### Data section ###
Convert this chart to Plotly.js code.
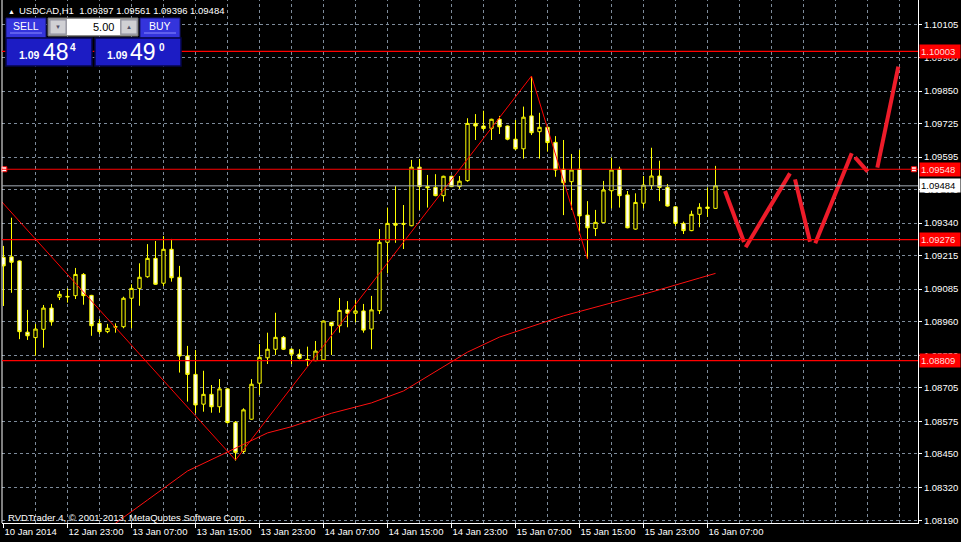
<!DOCTYPE html>
<html><head><meta charset="utf-8">
<script src="https://cdn.plot.ly/plotly-3.0.1.min.js"></script>
<style>html,body{margin:0;padding:0;background:#000;}#chart{width:961px;height:542px;}</style>
</head><body><div id="chart"></div>
<script>
// ---------- DATA ----------
const symbolTitle = 'USDCAD,H1\u00a0\u00a01.09397 1.09561 1.09396 1.09484';
const copyrightText = 'RVDTrader 4, \u00a9 2001-2013, MetaQuotes Software Corp.';
const openPrices = [1.09208,1.09210,1.09194,1.08919,1.08898,1.08930,1.09012,1.09054,1.09055,1.09060,
1.09142,1.09061,1.08953,1.08921,1.08940,1.08940,1.09050,1.09088,1.09133,1.09204,
1.09108,1.09239,1.09131,1.08827,1.08756,1.08641,1.08679,1.08631,1.08700,1.08571,
1.08458,1.08583,1.08722,1.08820,1.08853,1.08899,1.08853,1.08834,1.08814,1.08809,
1.08812,1.08957,1.08944,1.09005,1.08992,1.09001,1.08931,1.09002,1.09266,1.09339,
1.09339,1.09330,1.09556,1.09481,1.09478,1.09446,1.09521,1.09481,1.09504,1.09725,
1.09715,1.09706,1.09741,1.09715,1.09664,1.09627,1.09754,1.09693,1.09710,1.09652,
1.09548,1.09500,1.09548,1.09371,1.09319,1.09342,1.09465,1.09548,1.09449,1.09317,
1.09417,1.09485,1.09522,1.09478,1.09403,1.09339,1.09311,1.09374,1.09402,1.09397];
const highPrices = [1.09252,1.09361,1.09196,1.09005,1.08951,1.09024,1.09028,1.09078,1.09088,1.09167,
1.09147,1.09063,1.08970,1.08951,1.08953,1.09056,1.09104,1.09185,1.09259,1.09271,
1.09290,1.09279,1.09175,1.08866,1.08850,1.08770,1.08715,1.08738,1.08702,1.08576,
1.08625,1.08738,1.08873,1.08917,1.08994,1.08904,1.08857,1.08853,1.08863,1.08885,
1.08964,1.08959,1.09051,1.09039,1.09043,1.09028,1.09059,1.09317,1.09400,1.09483,
1.09410,1.09584,1.09588,1.09526,1.09529,1.09523,1.09523,1.09522,1.09745,1.09761,
1.09774,1.09743,1.09754,1.09717,1.09738,1.09790,1.09908,1.09766,1.09712,1.09676,
1.09661,1.09607,1.09623,1.09425,1.09391,1.09503,1.09593,1.09558,1.09464,1.09455,
1.09522,1.09631,1.09581,1.09491,1.09405,1.09346,1.09388,1.09417,1.09478,1.09561];
const lowPrices = [1.09020,1.09071,1.08892,1.08889,1.08828,1.08859,1.08944,1.09043,1.09033,1.09047,
1.09025,1.08905,1.08912,1.08915,1.08917,1.08934,1.08934,1.09021,1.09129,1.09102,
1.09097,1.09114,1.08763,1.08651,1.08606,1.08612,1.08608,1.08608,1.08566,1.08423,
1.08451,1.08581,1.08676,1.08796,1.08831,1.08850,1.08796,1.08814,1.08788,1.08807,
1.08810,1.08831,1.08917,1.08938,1.08957,1.08917,1.08853,1.08989,1.09146,1.09264,
1.09240,1.09328,1.09391,1.09400,1.09444,1.09423,1.09479,1.09472,1.09500,1.09661,
1.09697,1.09661,1.09684,1.09660,1.09622,1.09589,1.09680,1.09589,1.09616,1.09519,
1.09371,1.09391,1.09307,1.09202,1.09290,1.09340,1.09397,1.09400,1.09320,1.09315,
1.09397,1.09472,1.09425,1.09404,1.09329,1.09298,1.09309,1.09324,1.09364,1.09396];
const closePrices = [1.09175,1.09189,1.08921,1.08905,1.08931,1.09012,1.08959,1.09065,1.09057,1.09142,
1.09060,1.08944,1.08921,1.08934,1.08939,1.09050,1.09088,1.09131,1.09204,1.09104,
1.09239,1.09129,1.08827,1.08756,1.08638,1.08679,1.08631,1.08700,1.08570,1.08455,
1.08619,1.08718,1.08822,1.08853,1.08899,1.08853,1.08834,1.08818,1.08812,1.08846,
1.08962,1.08944,1.09003,1.08992,1.09001,1.08927,1.09005,1.09266,1.09339,1.09332,
1.09336,1.09556,1.09481,1.09477,1.09446,1.09521,1.09481,1.09502,1.09725,1.09715,
1.09705,1.09741,1.09712,1.09664,1.09627,1.09749,1.09689,1.09710,1.09651,1.09545,
1.09496,1.09545,1.09368,1.09322,1.09343,1.09468,1.09545,1.09446,1.09322,1.09420,
1.09487,1.09522,1.09478,1.09406,1.09339,1.09311,1.09374,1.09401,1.09397,1.09484];
const timeTickBars = [0,8,16,24,32,40,48,56,64,72,80,88];
const timeTickLabels = ['10 Jan 2014','12 Jan 23:00','13 Jan 07:00','13 Jan 15:00','13 Jan 23:00','14 Jan 07:00',
  '14 Jan 15:00','14 Jan 23:00','15 Jan 07:00','15 Jan 15:00','15 Jan 23:00','16 Jan 07:00'];
const priceTicks = [1.08190,1.08320,1.08450,1.08575,1.08705,1.08830,1.08960,1.09085,1.09215,1.09340,
  1.09470,1.09595,1.09725,1.09850,1.09980,1.10105];
const levelPrices = [1.10003, 1.09548, 1.09276, 1.08809];
const bidPrice = 1.09484;
const zigzagBars = [-1, 29, 66, 73];
const zigzagPrices = [1.09449, 1.08425, 1.09908, 1.09202];
const maBars = [13, 14, 18, 23, 28, 33, 36, 41, 46, 50, 58, 62, 70, 75, 81, 87, 89];
const maPrices = [1.08159, 1.08182, 1.08271, 1.08383, 1.08458, 1.08530, 1.08554, 1.08606, 1.08646, 1.08692,
  1.08842, 1.08900, 1.08982, 1.09024, 1.09074, 1.09128, 1.09146];
const projBars = [90.19, 92.56, null, 92.77, 98.31, null, 98.94, 100.81, null, 101.47, 106.03, null, 106.44, 108.03, null, 109.23, 111.85];
const projPrices = [1.09464, 1.09267, null, 1.09247, 1.09532, null, 1.09509, 1.09268, null, 1.09262, 1.09610, null, 1.09594, 1.09539, null, 1.09554, 1.09944];
const sellPrice = {big: '1.09', mid: '48', small: '4'};
const buyPrice = {big: '1.09', mid: '49', small: '0'};
const lotSize = '5.00';

// ---------- LAYOUT HELPERS ----------
const FONT = 'Liberation Sans, Arial, sans-serif';
const W = 961, H = 542;
const M = {l: 2, r: 43, t: 0, b: 19};
const PW = W - M.l - M.r, PH = H - M.t - M.b;
const px = v => (v - M.l) / PW;
const py = v => 1 - (v - M.t) / PH;
const bars = openPrices.map((_, i) => i);
const gridBars = [];
for (let b = 4; b <= 112; b += 4) gridBars.push(b);

const shapes = [];
const ann = [];
// vertical dashed grid
gridBars.forEach(b => shapes.push({type: 'line', xref: 'x', yref: 'paper', x0: b, x1: b, y0: 0, y1: 1,
  line: {color: '#7d8b9a', width: 1, dash: '3px,3px'}, layer: 'below'}));
// left border
shapes.push({type: 'line', xref: 'paper', yref: 'paper', x0: 0, x1: 0, y0: 0, y1: 1, line: {color: '#ffffff', width: 1}});
// bid line
shapes.push({type: 'line', xref: 'paper', yref: 'y', x0: 0, x1: 1, y0: bidPrice, y1: bidPrice, line: {color: '#a3acb6', width: 1}});
// horizontal levels
levelPrices.forEach(p => shapes.push({type: 'line', xref: 'paper', yref: 'y', x0: 0, x1: 1, y0: p, y1: p, line: {color: '#ff0000', width: 1.2}}));

// right price labels
levelPrices.forEach(p => ann.push({xref: 'paper', yref: 'y', x: 1, y: p, xanchor: 'left', yanchor: 'middle', xshift: 1,
  text: p.toFixed(5), showarrow: false, bgcolor: '#ff0000', borderpad: 1, width: 38, align: 'left',
  font: {family: FONT, size: 9.5, color: '#ffdddd'}}));
ann.push({xref: 'paper', yref: 'y', x: 1, y: bidPrice, xanchor: 'left', yanchor: 'middle', xshift: 1,
  text: bidPrice.toFixed(5), showarrow: false, bgcolor: '#ffffff', borderpad: 1, width: 38, align: 'left',
  font: {family: FONT, size: 9.5, color: '#000000'}});

// header
ann.push({xref: 'paper', yref: 'paper', x: px(6), y: py(11), xanchor: 'left', yanchor: 'middle', showarrow: false,
  text: '\u25B2', font: {family: FONT, size: 7, color: '#ffffff'}});
ann.push({xref: 'paper', yref: 'paper', x: px(17), y: py(10), xanchor: 'left', yanchor: 'middle', showarrow: false,
  text: symbolTitle, font: {family: FONT, size: 9.5, color: '#ffffff'}});
// copyright
ann.push({xref: 'paper', yref: 'paper', x: px(6), y: py(517), xanchor: 'left', yanchor: 'middle', showarrow: false,
  text: copyrightText, font: {family: FONT, size: 9.5, color: '#ffffff'}});

// one-click panel
function rect(x0, y0, x1, y1, fill, line, lw) {
  shapes.push({type: 'rect', xref: 'paper', yref: 'paper', x0: px(x0), x1: px(x1), y0: py(y1), y1: py(y0),
    fillcolor: fill, line: {color: line, width: lw === undefined ? 1 : lw}, layer: 'above'});
}
function seg(x0, y0, x1, y1, color) {
  shapes.push({type: 'line', xref: 'paper', yref: 'paper', x0: px(x0), x1: px(x1), y0: py(y0), y1: py(y1),
    line: {color: color, width: 1}, layer: 'above'});
}
function txt(t, x, y, size, color, anchor) {
  ann.push({xref: 'paper', yref: 'paper', x: px(x), y: py(y), xanchor: anchor || 'center', yanchor: 'middle',
    showarrow: false, text: t, font: {family: FONT, size: size, color: color}});
}
rect(6, 18, 46, 38, '#3434dc', '#14146e');
seg(10, 33, 42, 33, '#8a8aff');
txt('SELL', 26, 26, 10.5, '#ffffff');
rect(140, 18, 180, 38, '#3434dc', '#14146e');
seg(144, 33, 176, 33, '#8a8aff');
txt('BUY', 160, 26, 10.5, '#ffffff');
rect(48, 18, 138, 36, '#a8a8a8', '#707070');
rect(50, 20, 66, 34, '#d0d0d4', '#9090a0');
rect(67, 19, 120, 35, '#ffffff', '#ffffff', 0);
rect(121, 20, 137, 34, '#d0d0d4', '#9090a0');
txt('\u25BC', 58, 27, 6, '#505068');
txt('\u25B2', 129, 27, 6, '#505068');
txt(lotSize, 116, 27, 11, '#000000', 'right');
rect(6, 38, 92, 66, '#1c1cc4', '#06064a', 1.5);
rect(95, 38, 181, 66, '#1c1cc4', '#06064a', 1.5);
txt('<b>' + sellPrice.big + '</b>', 29.3, 55, 10.5, '#ffffff');
txt(sellPrice.mid, 55.8, 51.5, 23, '#ffffff');
txt('<b>' + sellPrice.small + '</b>', 72.7, 47.5, 10, '#ffffff');
txt('<b>' + buyPrice.big + '</b>', 117.5, 55, 10.5, '#ffffff');
txt(buyPrice.mid, 143.3, 51.5, 23, '#ffffff');
txt('<b>' + buyPrice.small + '</b>', 161.7, 47.5, 10, '#ffffff');

// ---------- TRACES ----------
const traces = [
  {type: 'candlestick', x: bars, open: openPrices, high: highPrices, low: lowPrices, close: closePrices,
    increasing: {line: {color: '#ffff00', width: 1}, fillcolor: '#000000'},
    decreasing: {line: {color: '#ffff00', width: 1}, fillcolor: '#ffffff'},
    whiskerwidth: 0, hoverinfo: 'skip', showlegend: false},
  {type: 'scatter', mode: 'lines', x: maBars, y: maPrices, line: {color: '#ff1010', width: 1}, hoverinfo: 'skip', showlegend: false},
  {type: 'scatter', mode: 'lines', x: zigzagBars, y: zigzagPrices, line: {color: '#ff0000', width: 1}, hoverinfo: 'skip', showlegend: false},
  {type: 'scatter', mode: 'lines', x: projBars, y: projPrices, connectgaps: false, line: {color: '#ee1c2a', width: 4}, hoverinfo: 'skip', showlegend: false},
  {type: 'scatter', mode: 'markers', x: [0.1, 113.8], y: [levelPrices[1], levelPrices[1]], cliponaxis: false,
    marker: {symbol: 'square', size: 5, color: '#ffffff', line: {color: '#ff0000', width: 1}}, hoverinfo: 'skip', showlegend: false}
];

const layout = {
  width: W, height: H,
  margin: M,
  paper_bgcolor: '#000000', plot_bgcolor: '#000000',
  showlegend: false,
  boxgap: 0.4,
  font: {family: FONT, size: 9.5, color: '#ffffff'},
  xaxis: {range: [-0.1875, 114.3125], showgrid: false, zeroline: false, rangeslider: {visible: false},
    tickmode: 'array', tickvals: timeTickBars, ticktext: timeTickLabels, ticklabelposition: 'outside right',
    ticks: 'outside', ticklen: 4, tickcolor: '#ffffff', tickwidth: 1,
    showline: true, linecolor: '#ffffff', linewidth: 1,
    tickfont: {family: FONT, size: 9.5, color: '#ffffff'}, fixedrange: true},
  yaxis: {range: [1.081822, 1.102015], side: 'right', tickmode: 'array', tickvals: priceTicks,
    tickformat: '.5f', showgrid: true, gridcolor: '#7d8b9a', griddash: '3px,3px', gridwidth: 1, zeroline: false,
    ticks: 'outside', ticklen: 3, tickcolor: '#ffffff', showline: true, linecolor: '#ffffff', linewidth: 1,
    tickfont: {family: FONT, size: 9.5, color: '#ffffff'}, fixedrange: true},
  shapes: shapes,
  annotations: ann
};
Plotly.newPlot('chart', traces, layout, {displayModeBar: false, staticPlot: true});
</script>
</body></html>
###
Copy all lines from the material that hold "chart".

Exercise output:
Convert this chart to Plotly.js code.
<style>html,body{margin:0;padding:0;background:#000;}#chart{width:961px;height:542px;}</style>
</head><body><div id="chart"></div>
Plotly.newPlot('chart', traces, layout, {displayModeBar: false, staticPlot: true});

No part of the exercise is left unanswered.